▶ [Supplied data]
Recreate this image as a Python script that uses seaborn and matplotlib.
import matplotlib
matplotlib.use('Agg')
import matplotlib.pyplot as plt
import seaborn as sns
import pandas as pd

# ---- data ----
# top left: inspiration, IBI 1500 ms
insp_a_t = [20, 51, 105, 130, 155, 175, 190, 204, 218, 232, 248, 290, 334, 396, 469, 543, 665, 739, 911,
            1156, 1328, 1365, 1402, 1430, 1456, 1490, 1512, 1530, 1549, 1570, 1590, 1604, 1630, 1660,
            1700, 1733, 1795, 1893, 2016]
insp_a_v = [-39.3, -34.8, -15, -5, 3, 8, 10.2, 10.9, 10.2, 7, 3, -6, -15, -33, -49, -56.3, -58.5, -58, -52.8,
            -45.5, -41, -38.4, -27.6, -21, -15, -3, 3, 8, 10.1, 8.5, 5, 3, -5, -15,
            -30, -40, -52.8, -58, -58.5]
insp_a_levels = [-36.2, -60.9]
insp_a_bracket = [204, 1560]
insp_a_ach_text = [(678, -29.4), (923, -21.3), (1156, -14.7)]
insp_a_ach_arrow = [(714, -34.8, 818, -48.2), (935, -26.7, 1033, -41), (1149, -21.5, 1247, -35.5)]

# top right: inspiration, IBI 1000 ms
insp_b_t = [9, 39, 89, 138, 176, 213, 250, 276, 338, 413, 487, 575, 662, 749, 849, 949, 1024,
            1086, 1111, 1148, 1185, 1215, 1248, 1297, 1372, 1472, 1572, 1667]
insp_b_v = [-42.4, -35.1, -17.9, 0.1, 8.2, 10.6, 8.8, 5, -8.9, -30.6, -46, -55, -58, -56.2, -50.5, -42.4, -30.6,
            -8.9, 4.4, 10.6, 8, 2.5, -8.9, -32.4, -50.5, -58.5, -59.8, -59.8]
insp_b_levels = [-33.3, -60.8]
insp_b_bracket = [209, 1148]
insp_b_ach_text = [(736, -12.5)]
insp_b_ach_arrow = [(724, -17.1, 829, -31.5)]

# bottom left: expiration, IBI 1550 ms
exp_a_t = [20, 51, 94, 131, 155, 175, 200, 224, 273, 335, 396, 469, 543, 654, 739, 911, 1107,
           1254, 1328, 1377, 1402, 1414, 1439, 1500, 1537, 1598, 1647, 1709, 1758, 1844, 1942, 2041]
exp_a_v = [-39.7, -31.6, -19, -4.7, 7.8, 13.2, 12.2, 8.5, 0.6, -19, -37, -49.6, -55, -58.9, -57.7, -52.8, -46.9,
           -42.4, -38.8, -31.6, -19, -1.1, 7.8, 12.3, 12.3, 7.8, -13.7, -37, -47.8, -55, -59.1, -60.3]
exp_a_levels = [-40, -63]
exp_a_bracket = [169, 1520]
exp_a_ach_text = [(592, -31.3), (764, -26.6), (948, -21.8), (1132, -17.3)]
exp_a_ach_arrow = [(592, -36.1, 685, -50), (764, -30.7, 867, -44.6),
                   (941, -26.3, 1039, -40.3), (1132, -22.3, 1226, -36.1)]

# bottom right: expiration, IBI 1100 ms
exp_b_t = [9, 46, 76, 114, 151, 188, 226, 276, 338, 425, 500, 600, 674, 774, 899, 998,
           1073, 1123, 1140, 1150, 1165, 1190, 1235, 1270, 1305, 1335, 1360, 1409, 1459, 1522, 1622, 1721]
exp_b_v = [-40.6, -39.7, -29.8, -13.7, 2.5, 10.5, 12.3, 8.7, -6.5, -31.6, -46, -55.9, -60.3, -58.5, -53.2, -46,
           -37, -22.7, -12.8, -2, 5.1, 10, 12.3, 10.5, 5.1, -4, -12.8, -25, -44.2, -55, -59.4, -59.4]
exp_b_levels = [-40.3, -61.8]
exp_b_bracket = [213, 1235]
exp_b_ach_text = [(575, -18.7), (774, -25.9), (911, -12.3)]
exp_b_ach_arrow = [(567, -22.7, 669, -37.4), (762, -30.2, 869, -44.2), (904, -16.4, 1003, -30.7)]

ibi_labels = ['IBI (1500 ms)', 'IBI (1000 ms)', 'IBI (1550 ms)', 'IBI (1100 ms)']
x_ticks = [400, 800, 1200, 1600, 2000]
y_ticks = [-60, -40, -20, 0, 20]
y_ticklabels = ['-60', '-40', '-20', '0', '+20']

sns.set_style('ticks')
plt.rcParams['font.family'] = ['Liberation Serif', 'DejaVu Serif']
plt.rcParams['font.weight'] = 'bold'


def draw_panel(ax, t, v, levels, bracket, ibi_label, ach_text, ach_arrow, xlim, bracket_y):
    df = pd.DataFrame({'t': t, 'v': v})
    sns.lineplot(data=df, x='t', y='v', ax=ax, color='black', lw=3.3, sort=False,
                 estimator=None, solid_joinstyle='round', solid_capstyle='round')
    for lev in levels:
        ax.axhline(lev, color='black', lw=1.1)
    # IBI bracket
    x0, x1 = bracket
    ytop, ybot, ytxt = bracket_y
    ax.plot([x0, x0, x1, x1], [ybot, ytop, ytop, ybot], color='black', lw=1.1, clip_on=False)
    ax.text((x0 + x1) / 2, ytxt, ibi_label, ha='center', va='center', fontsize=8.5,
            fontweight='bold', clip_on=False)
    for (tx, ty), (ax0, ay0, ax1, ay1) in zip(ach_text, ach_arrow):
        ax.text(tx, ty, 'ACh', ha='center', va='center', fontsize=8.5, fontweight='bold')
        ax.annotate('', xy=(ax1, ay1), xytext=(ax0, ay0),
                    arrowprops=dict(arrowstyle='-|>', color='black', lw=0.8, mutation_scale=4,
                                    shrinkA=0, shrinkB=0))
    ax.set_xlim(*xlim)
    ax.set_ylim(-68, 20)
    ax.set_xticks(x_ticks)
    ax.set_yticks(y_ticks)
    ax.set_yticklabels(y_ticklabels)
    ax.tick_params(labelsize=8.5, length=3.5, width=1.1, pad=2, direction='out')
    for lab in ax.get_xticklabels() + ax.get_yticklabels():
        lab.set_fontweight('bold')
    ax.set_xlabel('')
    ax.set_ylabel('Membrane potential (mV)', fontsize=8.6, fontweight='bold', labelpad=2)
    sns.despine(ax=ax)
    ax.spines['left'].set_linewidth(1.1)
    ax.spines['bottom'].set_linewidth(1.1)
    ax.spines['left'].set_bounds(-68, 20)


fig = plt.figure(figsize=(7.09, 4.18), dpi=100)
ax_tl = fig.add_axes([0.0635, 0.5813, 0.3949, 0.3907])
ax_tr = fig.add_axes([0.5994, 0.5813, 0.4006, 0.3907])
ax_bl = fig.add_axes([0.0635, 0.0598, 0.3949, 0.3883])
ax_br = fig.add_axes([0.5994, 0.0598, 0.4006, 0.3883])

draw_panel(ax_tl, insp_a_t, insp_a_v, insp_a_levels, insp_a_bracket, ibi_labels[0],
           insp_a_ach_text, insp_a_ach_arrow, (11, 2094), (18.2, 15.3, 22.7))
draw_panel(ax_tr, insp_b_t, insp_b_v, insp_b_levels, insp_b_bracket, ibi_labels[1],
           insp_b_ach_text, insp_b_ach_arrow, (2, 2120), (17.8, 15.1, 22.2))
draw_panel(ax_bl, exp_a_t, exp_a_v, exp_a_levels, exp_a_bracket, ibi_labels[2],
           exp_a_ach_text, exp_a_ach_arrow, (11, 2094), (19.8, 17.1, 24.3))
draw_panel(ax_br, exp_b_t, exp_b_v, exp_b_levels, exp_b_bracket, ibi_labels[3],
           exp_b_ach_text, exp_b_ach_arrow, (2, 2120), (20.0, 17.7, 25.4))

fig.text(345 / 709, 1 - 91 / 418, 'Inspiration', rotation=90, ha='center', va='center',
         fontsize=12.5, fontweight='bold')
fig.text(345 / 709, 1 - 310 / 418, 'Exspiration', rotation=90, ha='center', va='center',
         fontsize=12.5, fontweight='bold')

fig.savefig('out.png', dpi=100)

▶ [The problem] Copy every line of the listing that contains the word "matplotlib".

▶ [Finished task]
Recreate this image as a Python script that uses seaborn and matplotlib.
import matplotlib
matplotlib.use('Agg')
import matplotlib.pyplot as plt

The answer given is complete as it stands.